Thankfully, she was too busy taking action to notice.
She wasn’t moving fast, in fact she was moving quite slow. But as they say in the military, slow is smooth and smooth is fast. She spent three months designing and redesigning the packaging. It took her another year and a half to settle on a name.
By now, several of the people who doubted her were starting to warm up to the idea. Friends and family tried out her product. Through her persistence, she finally got one manufacturer to agree to build her idea after his daughters said they wanted it. Eventually, she got awarded her own patent and trademark for her creation, and closed her first major sale with Neiman Marcus.
She kept visualizing what she wanted every step of the way. After years of effort, her product was ready, complete with bright red packaging and a name that was perfect… SPANX.
Sara Blakely turned her $5,000 of savings into $1 billion over the next several years. She became the world’s youngest self-made female billionaire.
You’ll know you’re on an interesting path when they start betting against you. You won’t find that path until you force yourself out of your comfort zone. How many people listened to Wayne Dyer, or any inspirational tapes, and never took action? Too many too count.
Sara believed that her thoughts and ideas could become self-fulfilling prophecies.

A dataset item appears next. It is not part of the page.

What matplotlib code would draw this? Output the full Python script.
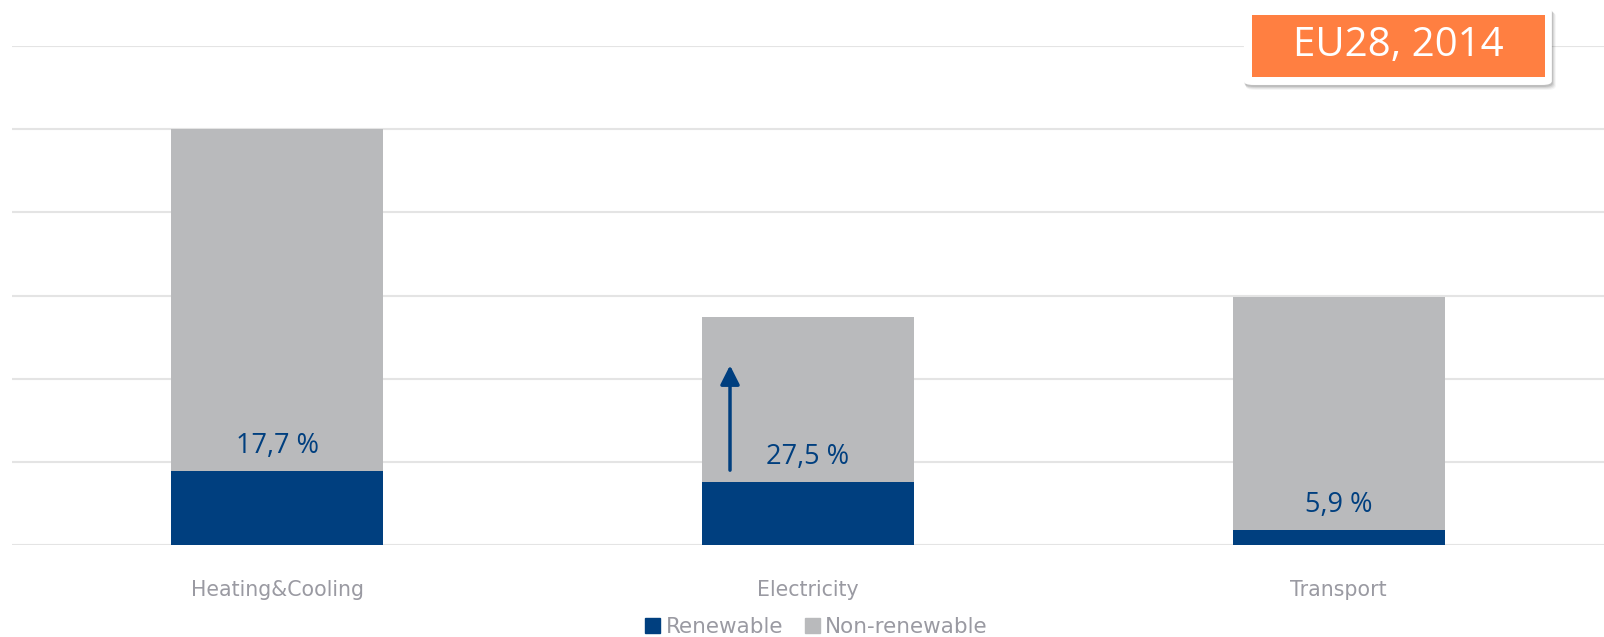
"""
    Renewable share per sector, EU28 2014
"""

import matplotlib
import matplotlib.pyplot as plt
from matplotlib.patches import Patch, Rectangle, FancyBboxPatch

matplotlib.use('agg')

# data (Mtoe)
sectors = ['Heating&Cooling', 'Electricity', 'Transport']
renewable = [88.5, 75.4, 17.6]
nonRenewable = [411.5, 198.6, 280.4]
shareLabels = ['17,7 %', '27,5 %', '5,9 %']
seriesNames = ['Renewable', 'Non-renewable']
badgeText = 'EU28, 2014'

blue = '#003f7f'
grey = '#b9babc'
textGrey = '#9a9aa2'
orange = '#ff7f41'

fig = plt.figure(figsize=(16.04, 6.37), dpi=100)
ax = fig.add_axes([0.0075, 0.1444, 0.9925, 0.7834])

xPos = range(len(sectors))
ax.bar(xPos, renewable, width=0.4, color=blue, zorder=3)
ax.bar(xPos, nonRenewable, width=0.4, bottom=renewable, color=grey, zorder=3)

# share labels just above the renewable part
for x, r, lab in zip(xPos, renewable, shareLabels):
    ax.annotate(lab, (x, r), xytext=(0, 13), textcoords='offset points',
                ha='center', va='baseline', fontsize=19.5, color=blue,
                family=['Open Sans', 'DejaVu Sans'], zorder=5)

# growth arrow on electricity bar
ax.annotate('', xy=(0.853, 216), xytext=(0.853, 90),
            arrowprops=dict(arrowstyle='-|>,head_width=0.58,head_length=1.15',
                            color=blue, lw=2.5, shrinkA=0, shrinkB=0),
            zorder=5)

ax.set_xlim(-0.5, 2.5)
ax.set_ylim(0, 600)
ax.set_yticks(range(0, 601, 100))
ax.yaxis.grid(True, color='#e4e4e4', linewidth=1.5, zorder=0)
ax.tick_params(axis='y', left=False, labelleft=False)
ax.tick_params(axis='x', bottom=False, pad=22, labelsize=14.8, labelcolor=textGrey)
ax.set_xticks(list(xPos))
ax.set_xticklabels(sectors)
for side in ['left', 'right', 'top', 'bottom']:
    ax.spines[side].set_visible(False)

handles = [Patch(color=blue), Patch(color=grey)]
fig.legend(handles, seriesNames, loc='center', bbox_to_anchor=(0.509, 0.015),
           ncol=2, frameon=False, fontsize=15.5, labelcolor=textGrey,
           handlelength=0.7, handleheight=0.7, handletextpad=0.25,
           columnspacing=1.0, borderaxespad=0)

# badge in upper right corner, soft shadow built from a few faint layers
bx, by, bw, bh = 0.7755, 0.8666, 0.192, 0.1224
for i, a in enumerate([0.10, 0.08, 0.06, 0.04]):
    dx = (1 + i) / 1604
    dy = (2 + i) / 637
    sh = FancyBboxPatch((bx + dx * 0.5, by - dy), bw + dx * 0.5, bh,
                        boxstyle='round,pad=0,rounding_size=0.006',
                        transform=fig.transFigure, facecolor='black',
                        edgecolor='none', alpha=a, zorder=9)
    fig.patches.append(sh)
box = FancyBboxPatch((bx, by), bw, bh,
                     boxstyle='round,pad=0,rounding_size=0.006',
                     transform=fig.transFigure, facecolor='white',
                     edgecolor='none', zorder=10)
fig.patches.append(box)
fig.patches.append(Rectangle((0.7805, 0.879), 0.1827, 0.0973,
                             transform=fig.transFigure, facecolor=orange,
                             edgecolor='none', zorder=11))
fig.text(0.8719, 0.928, badgeText, ha='center', va='center', fontsize=29,
         color='white', family=['Open Sans', 'DejaVu Sans'], zorder=12)

fig.savefig('out.png', dpi=100)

She guarded her belief and nurtured her ideas, never allowing them to be killed in the cradle. She held onto whisps of the idea for years. She sought guidance, and even when no one would believe, she kept the faith and put in the work to exorcise her fear and self-doubt.
Let them bet against you. Guard your ideas. Take massive action. Cold call the people you want to connect. Explain your ideas and understand that people will try anything to pick them apart. Set standards for yourself that are high enough to make others wildly uncomfortable around you.

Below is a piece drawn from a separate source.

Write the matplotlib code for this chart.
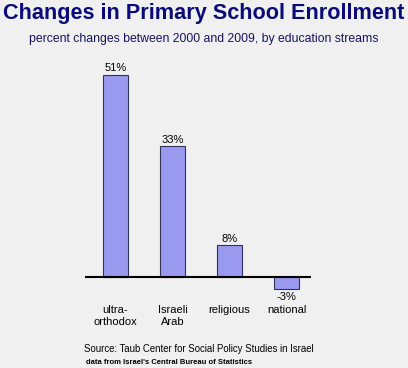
import matplotlib
matplotlib.use('Agg')
from matplotlib import pyplot as plt

categories = ['ultra-\northodox', 'Israeli\nArab', 'religious', 'national']
changes = [51, 33, 8, -3]
value_labels = ['51%', '33%', '8%', '-3%']

plt.rcParams['font.family'] = ['Liberation Sans', 'DejaVu Sans']
bg = '#f0f0f0'

fig = plt.figure(figsize=(4.08, 3.68), dpi=100, facecolor=bg)
ax = fig.add_axes([0.2083, 0.1826, 0.554, 0.6565])
ax.set_facecolor(bg)

xs = list(range(len(categories)))
ax.bar(xs, changes, width=0.44, color='#9999f0', edgecolor='#33335a', linewidth=0.8, zorder=2)
ax.axhline(0, color='black', linewidth=1.5, zorder=3)

for x, v, lab in zip(xs, changes, value_labels):
    if v >= 0:
        ax.text(x, v + 0.4, lab, ha='center', va='bottom', fontsize=8)
    else:
        ax.text(x, v - 0.8, lab, ha='center', va='top', fontsize=8)

for x, cat in zip(xs, categories):
    ax.text(x, -7.0, cat, ha='center', va='top', fontsize=8, linespacing=1.3, clip_on=False)

ax.set_xlim(-0.535, 3.43)
ax.set_ylim(-6, 55)
ax.axis('off')

fig.text(0.5, 0.964, 'Changes in Primary School Enrollment', ha='center', va='center',
         fontsize=15.6, fontweight='bold', color='#0a0a78')
fig.text(0.5, 0.893, 'percent changes between 2000 and 2009, by education streams',
         ha='center', va='center', fontsize=8.8, color='#14145a')
fig.text(0.205, 0.052, 'Source: Taub Center for Social Policy Studies in Israel',
         ha='left', va='center', fontsize=6.9)
fig.text(0.21, 0.014, "data from Israel's Central Bureau of Statistics",
         ha='left', va='center', fontsize=5.5, fontweight='bold')

fig.savefig('out.png', dpi=100, facecolor=bg)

After she was on the cover of Forbes magazine, Sara got a text from those same high school friends who made fun of her for listening to Wayne Dyer.
“I got some pretty hilarious texts from some of those friends, saying, ‘Damn. I should have listened to that stuff.’” — Sara Blakely, MC
They aren’t the only ones who spoke up and said they should have listened… She still meets that group of men in her entrepreneur organization that took bets against her.

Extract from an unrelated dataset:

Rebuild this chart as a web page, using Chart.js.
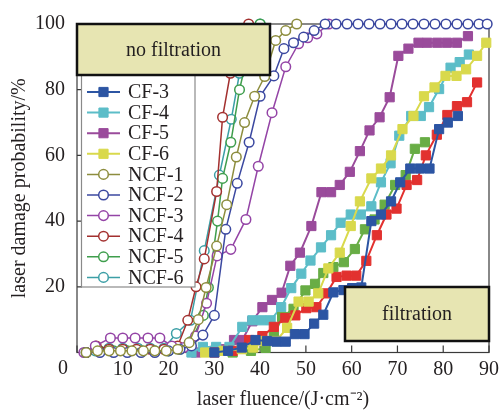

“I’ve met with them once a month for 14 years and we also take a trip together every year. They are like my brothers. They have completely forgotten I’m a woman. And, especially on these trips, I feel like Jane Goodall, except instead of observing gorillas in their natural habitat, I’m observing men. Oh the things I’ve learned… 😉 P.S. And now they all ask me how to talk to the universe. 🌟👍” –Sara Blakely
You don’t need formal credentials. You DO need to guard your ideas and appropriately value them by taking action. Don’t be afraid to confront the fear of failure and public speaking. Take jobs that put you face-to-face with your detractors. Let them think you’re beaten or marginalized. Get good at direct sales and doing almost everything yourself. Fill your mind with messages of empowerment and hope. It’s terrifying when you realize that no one else will do it for you, but this level of objective analysis is a place where few people are brave enough to tread.
If you want something, proclaim it, hold it in your mind, and go get it. There isn’t a better feeling than receiving apologies or confessions (even if they’re half hearted) from those who tried their best to pull you down.
Life and business don’t have to be cutthroat, it doesn’t have to be like war, and you won’t succeed by following the formula that others think is the recipe for success. Your journey is singular, and being an entrepreneur or founder or billionaire doesn’t have to be your goal. The more you take yourself and your ideas seriously, the more your path will become singular.
So let them laugh. Let them bet against you. Let them roll their eyes. And in the meantime, do the work and the things they won’t. They might text you later asking for forgiveness.